For those that have played the previous games there are some new characters in BFN.  There have been three characters added to the Plants faction and three characters added to the Zombies faction, each have a host of new abilities and weapons to use.  On the Plants side you’ve got the Night Cap – A mushroom that can do some damage from distance,  the Snapdragon which has a flamethrower, and an Acorn which can transform into a massive Oak tree.  On the Zombies side you have the 80s Action Hero who wields a bow and arrow, Electric Slide who roller skates and deals electric damage, and the Space Cadet who flies around in a spaceship.  Each character adds to the mix of combat, especially in multiplayer.


While Garden Warfare started down the path of throwing tons of challenges at players to earn cosmetic rewards, there’s no shortage of that sort of stuff in Battle for Neighborville.  Within the first few minutes of playing you realize that there’s a lot of moving parts when it comes to earning and unlocking items.  There’s a Prize Map which allows you to unlock things like stickers, emotes, and more.  This map is lit up with “Prize Bulbs” which you’ll earn by leveling up and gaining XP.  There’s coins as well, which can be used to purchase capsules from a giant gumball machine type thing in the middle of the hub area.  Characters can be upgraded and promoted, and then they can gain additional upgrades which you can use to basically tailor a specific character to your liking.  Players can also take up some rest and relaxation from the hub areas.  The hubs are basically the same, but there is one for the zombies (Zomboss HQ) and one for the Plants (Dave Manor) — though each of them give you access to Giddy Park.  This is an area where you can do some different activities like riding a ferris wheel or taking in the other attractions.

Battle for Neighborville is deep in its systems of both progression and rewards.  There’s certainly plenty to keep you coming back if the multiplayer or cooperative modes are your thing.  And they most certainly could be.  Competitive multiplayer is quite enjoyable in all of its modes.  While the single player content is somewhat on the short side, this is definitely a game that you do NOT purchase for that aspect.  This is still a multiplayer-first game and that’s where most of the love feels like it’s been poured.


The whimsical world of Plants vs.

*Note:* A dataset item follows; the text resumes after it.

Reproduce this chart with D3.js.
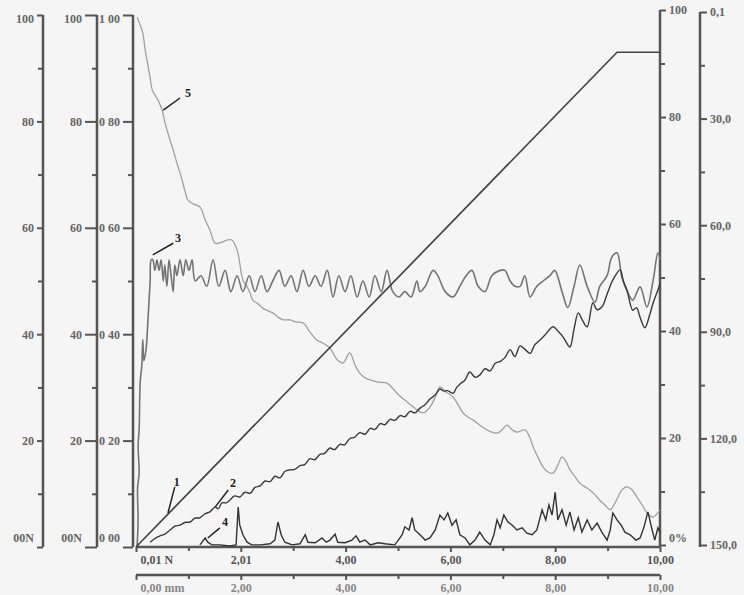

Zombies hasn’t looked as good as it does in Battle for Neighborville, it’s a bright and colorful game that has a ton of personality when it comes to the unique cast of cartoon type characters.  It’s hard not to imagine smaller kids really enjoying this game, but as we said before it’s not just for kids.  The action is competitive in the versus modes, and a little bit more laid back in the single player and cooperative aspects.

The Verdict

Plants vs. Zombies Battle for Neighborville is another entirely competent, family-friendly “shooter”, much like the Garden Warfare games.  While it doesn’t have a three behind it, it might as well.  Things don’t feel like they’ve changed all that much with time. The new sandbox single player offering is certainly welcome, but it’s the multiplayer offerings that are what players will get the most out of.  While it might not be every shooter fan’s bag, Battle for Neighborville has certainly got the ability to entertain just about anyone… young or old, experienced shooter player or first-timer.

- This article was updated on October 18th, 2019


PvZ: Battle for Neighborville

  • Score: 4 / 5
  • Available On: Xbox One, PlayStation 4, PC
  • Published By: EA Games
  • Developed By: PopCap Vancouver
  • Genre: First Person Shooter
  • US Release Date: October 18th, 2019
  • Reviewed On: Xbox One
  • Quote: "While it might not be every shooter fan's bag, Battle for Neighborville has certainly got the ability to entertain just about anyone... young or old, experienced shooter player or first-timer."